The couple had bought a piece of land near the coast, in one of those areas between the beach and the nearest village where there are usually service stations, a McAuto, a few orange trees and not much more.
Walter explained his proposal. It was a well-grounded, architecturally impeccable design. And he explained to them that it was based on the consideration of their piece of land as a non-place.
The customer’s expression when he heard that was like Richard Gere’s in…. well, in any Richard Gere film (that guy always has the same expression).
When we’d finished, Walter was delighted with the way his presentation had gone and was convinced he’d won the customers over.
I didn’t see it that way. “Look, Walt, you can’t tell a couple who are really excited about the site they’ve just bought that it’s a non-place”, I told him. Actually, I might have said it in more “forceful” language.
Seriously, though, brutal honesty doesn’t usually work in these cases. Honesty does, but brutal honesty doesn’t. There’s no need to act like Dr. House.
And that story brings me onto the subject of how architects communicate, especially when we want people to value what we’re doing (for example, when we want them to buy a design).
Some time ago I wrote that we talk in whale language. We set ourselves up on the intellectual high ground and talk about concepts that for most people are incomprehensible. But I think there’s more to the problem than that.
A customer doesn’t understand what a non-place (whale language) is, but even if we explain what it means in simple language it still may not be a good idea to refer to his site as one.
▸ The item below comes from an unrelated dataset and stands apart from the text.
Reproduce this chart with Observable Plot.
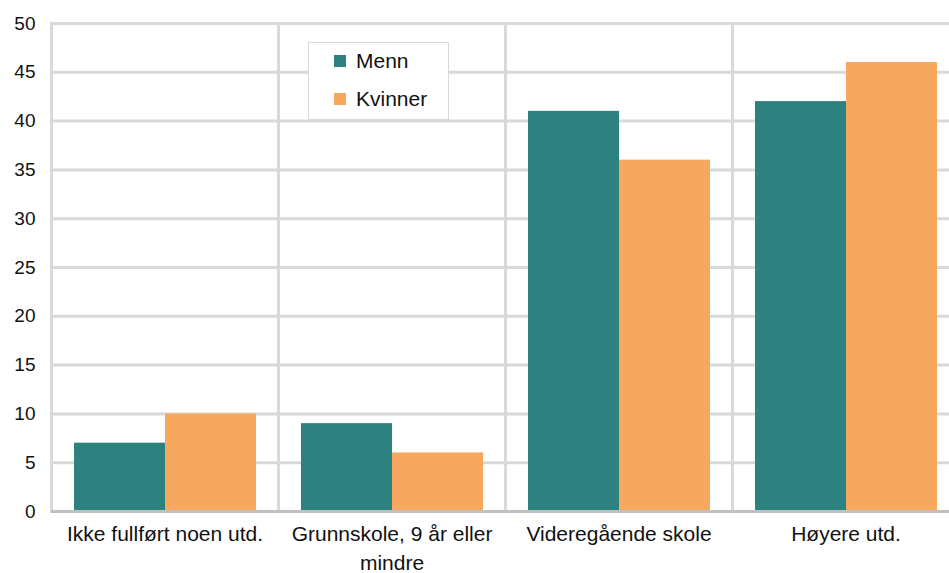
<!DOCTYPE html>
<html>
<head>
<meta charset="utf-8">
<script src="https://cdn.jsdelivr.net/npm/d3@7"></script>
<script src="https://cdn.jsdelivr.net/npm/@observablehq/plot@0.6"></script>
<style>
  html, body { margin: 0; padding: 0; background: #fff; overflow: hidden; }
  #wrap { position: relative; width: 949px; height: 573px; font-family: "Liberation Sans", Arial, sans-serif; }
  #legend { position: absolute; left: 308px; top: 42px; width: 141px; height: 78px; background: #fff; border: 1px solid #d9d9d9; box-sizing: border-box; }
  .li { position: absolute; left: 25px; display: flex; align-items: center; font-size: 21px; color: #111; }
  .sw { width: 12px; height: 12px; margin-right: 10px; }
</style>
</head>
<body>
<div id="wrap"></div>
<script>
const categories = ["Ikke fullført noen utd.", "Grunnskole, 9 år eller mindre", "Videregående skole", "Høyere utd."];
const tickLabels = ["Ikke fullført noen utd.", "Grunnskole, 9 år eller\nmindre", "Videregående skole", "Høyere utd."];
const series = ["Menn", "Kvinner"];
const menn = [7, 9, 41, 42];
const kvinner = [10, 6, 36, 46];
const yTicks = [0, 5, 10, 15, 20, 25, 30, 35, 40, 45, 50];
const colors = ["#2d8280", "#f6a95e"];

const data = [];
categories.forEach((c, i) => {
  data.push({cat: c, series: series[0], value: menn[i]});
  data.push({cat: c, series: series[1], value: kvinner[i]});
});

const chart = Plot.plot({
  width: 949,
  height: 573,
  marginLeft: 50,
  marginRight: -11,
  marginTop: 23,
  marginBottom: 62,
  style: {fontFamily: "'Liberation Sans', Arial, sans-serif", color: "#111", background: "#fff"},
  fx: {domain: categories, padding: 0, label: null},
  x: {domain: series, paddingInner: 0, paddingOuter: 0.235, axis: null},
  y: {domain: [0, 50], label: null},
  color: {domain: series, range: colors},
  marks: [
    Plot.gridY(yTicks, {stroke: "#d9d9d9", strokeWidth: 3, strokeOpacity: 1}),
    Plot.frame({stroke: "#d9d9d9", strokeWidth: 3}),
    Plot.barY(data, {fx: "cat", x: "series", y: "value", fill: "series"}),
    Plot.ruleY([0], {stroke: "#c0c0c0", strokeWidth: 3}),
    Plot.axisY(yTicks, {tickSize: 0, tickPadding: 16, fontSize: 19, label: null}),
    Plot.axisFx({anchor: "bottom", tickSize: 0, tickPadding: 9, fontSize: 21, lineHeight: 1.38, label: null,
      tickFormat: (d) => tickLabels[categories.indexOf(d)]})
  ]
});

const wrap = document.getElementById("wrap");
wrap.appendChild(chart);

const legend = document.createElement("div");
legend.id = "legend";
series.forEach((s, i) => {
  const item = document.createElement("div");
  item.className = "li";
  item.style.top = (i === 0 ? 6 : 44) + "px";
  const sw = document.createElement("span");
  sw.className = "sw";
  sw.style.background = colors[i];
  const t = document.createElement("span");
  t.textContent = s;
  item.appendChild(sw);
  item.appendChild(t);
  legend.appendChild(item);
});
wrap.appendChild(legend);
</script>
</body>
</html>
He may end up turning to another, “friendlier” professional who doesn’t say unpleasant things.
Because communicating effectively requires an extraordinary exercise in empathy.
It’s not just what you say, or the words you use to say it: it’s a question of knowing who you’re talking to, what things they react to, the rhythm with which they interiorise what you’re saying…
What I’m saying is, how do you explain complex design concepts in an age of attention lapses?
What happens if you’re talking to someone who’s used to things that don’t require much concentration, to movie trailers full of explosions that always end with a loud bang?
To sell a film by Tarkovsky to someone who’s expecting The Hangover or Fast & Furious you have to make a big effort, you have to get inside their head and understand what they need and what they value. And that goes as much for that couple as it does for any senior executive in a big multinational.
And if it’s someone with a short attention span, you might have to split what you’re saying up into little chunks, feed it to them one piece at a time, perhaps not even in order, give them reminders, so that they can think things through.
Present your project in episodes, as if it were a series, a disaster movie, a parody, a biblical blockbuster or a western: anything they’re receptive to and will be able to understand.
Seriously, it’s best not to be like Dr. House. Because without empathy, it’s communication itself that becomes the non-place.